Another thing that has helped work on heart issues is helping the kids find the root cause of their behavior. For example, when fighting over toys, or when siblings constantly bicker, a lot of times the root cause is selfishness or thinking of one's own needs over the other's (pride). Even at a young age, its good to probe with your children to get them to see the root cause of their behavior. Once they find it with your help, you can both pray for it and put it before God and say something like, "Lord, it is hard for me not to be selfish, can you please help me to change?" Getting into this habit not only gets to the heart of the matter, but always points our children back to the grace and saving power of the Cross, which should be our goal as Christian parents. I hope this encourages all of us to work on our children's hearts and not just the outside behavior.

Monday, November 4, 2013

Family Altar- First Round!

I've been increasingly aware of the evils of the world lately, and how Satan truly is like a roaring lion looking for someone to devour (1 Peter 5:8). He looks for any door that is kept even a tiny bit open to enter and destroy. He tries to creep into our minds, tries to lure our children, and tries to destroy the family. It is quite anxiety provoking even just to think about, and I must admit that there are days when the thoughts and the worries can almost be paralyzing. In those moments, I am reminded that Christ promises, "Behold, I give you the authority to trample on serpents and scorpions, and over all the power of the enemy, and nothing shall by any means hurt you." What an amazing promise!
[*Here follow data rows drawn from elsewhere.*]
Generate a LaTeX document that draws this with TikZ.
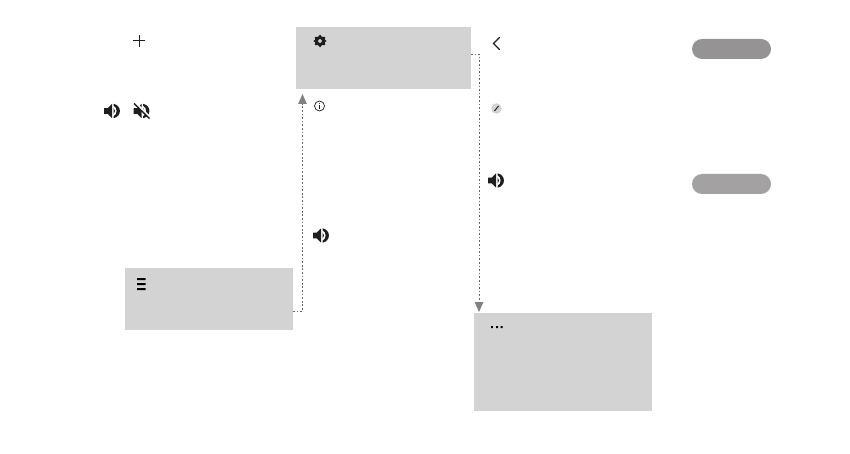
\documentclass[tikz,border=0pt]{standalone}
\usetikzlibrary{arrows.meta,calc}
\tikzset{
  x=1pt,y=-1pt,
  panel/.style={fill=panelgray,draw=none,inner sep=0pt,outer sep=0pt,anchor=north west},
  pill/.style={draw=none,inner sep=0pt,outer sep=0pt,anchor=north west,rounded corners=10pt,minimum width=79pt,minimum height=20pt},
  link/.style={draw=linkgray,line width=0.9pt,dash pattern=on 1.7pt off 1.9pt},
  linkarrow/.style={link,-{Triangle[length=10pt,width=8.5pt,fill=arrowgray,color=arrowgray,sep=0pt]}},
  iconline/.style={draw=icondark,line width=1pt,line cap=round},
  speaker/.pic={
    \fill[icondark] (-8,-2.8) -- (-4.4,-2.8) -- (0,-7) -- (0,7) -- (-4.4,2.8) -- (-8,2.8) -- cycle;
    \fill[icondark] (1.6,-7.2) .. controls (10,-5.5) and (10,5.5) .. (1.6,7.2)
      -- (1.6,5.2) .. controls (5.6,3.8) and (5.6,-3.8) .. (1.6,-5.2) -- cycle;
    \fill[icondark] (1.6,-3) .. controls (3.6,-1.6) and (3.6,1.6) .. (1.6,3) -- cycle;
  }
}
\definecolor{panelgray}{HTML}{D3D3D3}
\definecolor{linkgray}{HTML}{666666}
\definecolor{arrowgray}{HTML}{808080}
\definecolor{icondark}{HTML}{1E1E1E}
\definecolor{pillone}{HTML}{959393}
\definecolor{pilltwo}{HTML}{A3A1A1}
\begin{document}
\begin{tikzpicture}
\useasboundingbox (0,0) rectangle (850,454);
% panels
\node[panel,minimum width=168pt,minimum height=62pt] (menu) at (125,268) {};
\node[panel,minimum width=175pt,minimum height=62pt] (settings) at (296,27) {};
\node[panel,minimum width=178pt,minimum height=98pt] (more) at (474,313) {};
% pills
\node[pill,fill=pillone] (pilla) at (692,39) {};
\node[pill,fill=pilltwo] (pillb) at (692,174) {};
% connectors
\coordinate (menuout) at ($(menu.north east)+(0,43)$);
\coordinate (settingsout) at ($(settings.north east)+(0,27)$);
\coordinate (turna) at (302.5,311);
\coordinate (turnb) at (479,54);
\coordinate (inA) at (302.5,94);
\coordinate (inB) at (479,312);
\draw[linkarrow] (menuout) -- (turna) -- (inA);
\draw[linkarrow] (settingsout) -- (turnb) -- (inB);
% plus
\draw[iconline,line cap=butt] (133,41) -- (145,41) (139,35) -- (139,47);
% chevron
\draw[iconline,line width=1.2pt,line join=miter] (499.5,37.5) -- (493.5,43.5) -- (499.5,49.5);
% speakers
\pic at (112,111) {speaker};
\pic at (321,235.5) {speaker};
\pic at (496,180.5) {speaker};
% muted speaker
\pic at (141.5,111) {speaker};
\draw[white,line width=2.2pt] (135.5,103) -- (150.5,118);
\draw[icondark,line width=1.4pt] (134,103.5) -- (149.5,118.5);
% gear
\fill[icondark,even odd rule]
  plot[smooth cycle,tension=0.15] coordinates {
    (320,34.6) (321.9,36.9) (325.2,36.8) (324.8,39.6) (326.6,41) (324.8,42.4) (325.2,45.2)
    (321.9,45.1) (320,47.4) (318.1,45.1) (314.8,45.2) (315.2,42.4) (313.4,41) (315.2,39.6) (314.8,36.8) (318.1,36.9)
  }
  (320,41) circle[radius=2];
% info
\draw[icondark,line width=0.7pt] (319.5,106) circle[radius=5];
\fill[icondark] (319.5,103.4) circle[radius=0.55];
\draw[icondark,line width=0.8pt] (319.5,105) -- (319.5,108.8);
% pencil badge
\fill[panelgray] (496.5,108.5) circle[radius=5.3];
\draw[icondark,line width=1pt] (494.5,111) -- (498.5,106);
% hamburger
\fill[black] (137,278) rectangle (145.5,280.2) (137,283) rectangle (145.5,285.2) (137,288) rectangle (145.5,290.2);
% dots
\fill[black] (491.2,326) rectangle (492.8,328) (496,326) rectangle (498,328) (500.5,326) rectangle (502.5,328);
\end{tikzpicture}
\end{document}
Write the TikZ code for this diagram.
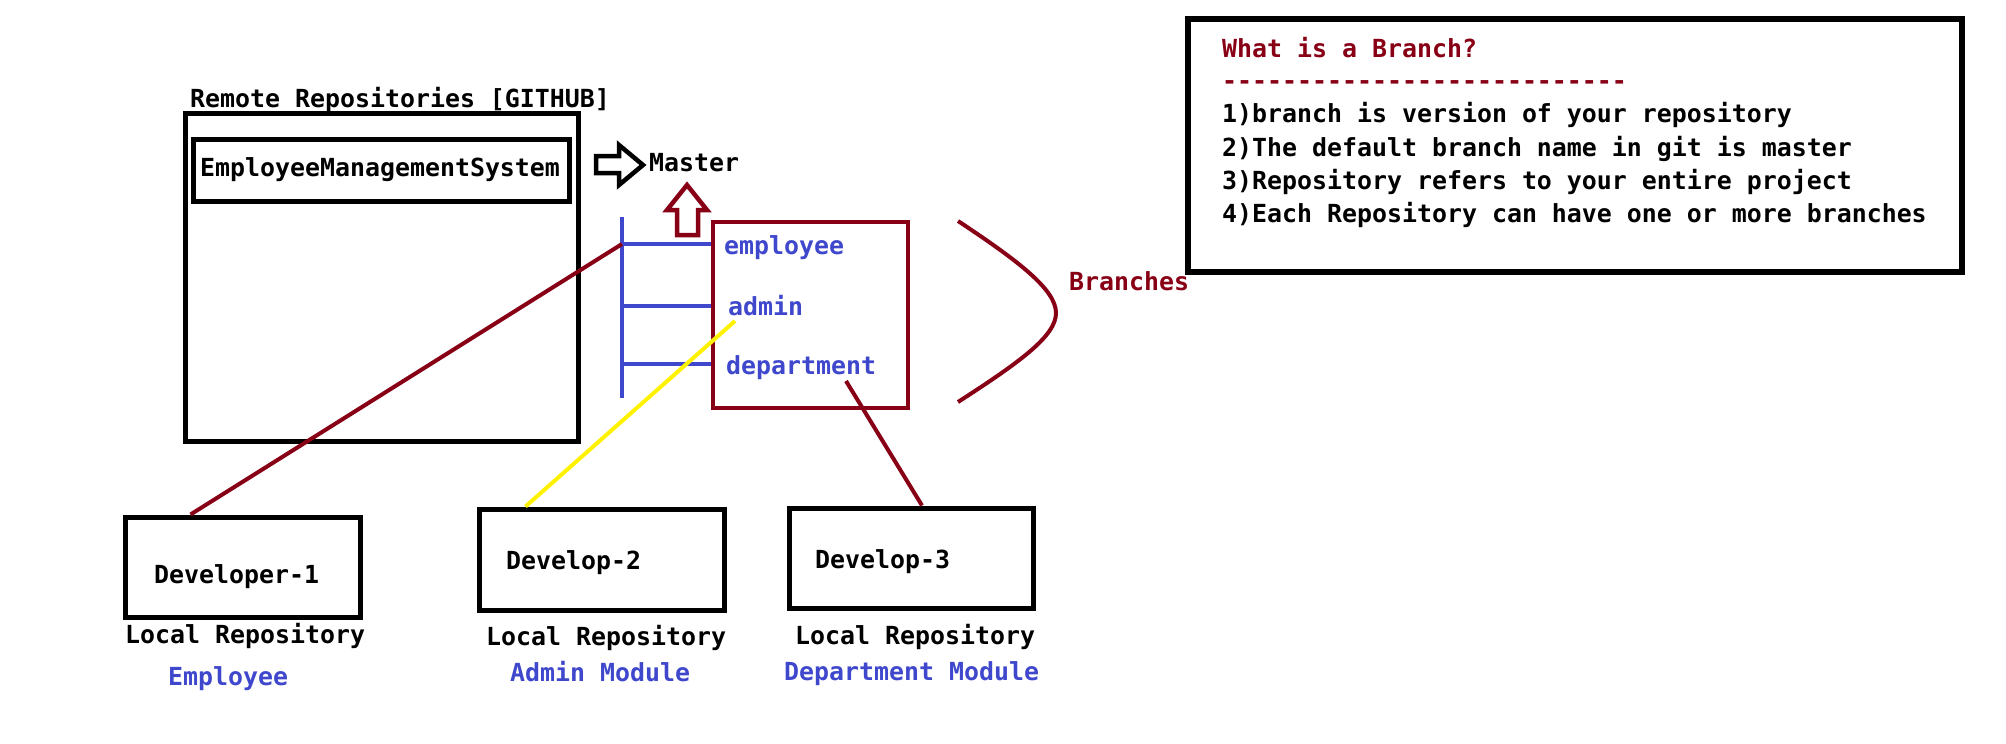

But how can we get this authority? We are blessed with a richness in our Church that gives us various means of receiving the grace of the Holy Spirit that can fill our hearts and our homes with this protection against evil and also bring us to the presence of God. The "Family Altar" is a designated area in the home where we as a family can come into the presence of God together. We made ours pretty simple for now (picture above) with an icon and a candle, since our boys are still little. We set up the ipad with the prayers from the Coptic book of hours (the Agbeya) and for today we just said the Our Father and the Thanksgiving Prayer that our six year old was able to read for us. We also tried to do some meytanias (prostrations) while saying "Lord Have Mercy". I say "tried" because our 1 1/2 year old was with us and thought we were all trying to play a game with him, but after a while he was really trying to get up and down like his older brothers :) Overall, it was a good first attempt. The boys of course were laughing at times, trying to play around and pretty distracted overall, but I know that just being in the presence of God together as a family is powerful. When we pray in His presence, we put ourselves in the posture to receive His Grace, His peace, His joy, His protection, His love. Regardless of what is happening around us (even when 3 monkeys are jumping all around us), He is there and ready to give to us. I pray that these moments would plant seeds in the hearts of my children, and build walls around their hearts and minds to protect them from the evil that is fighting all around them.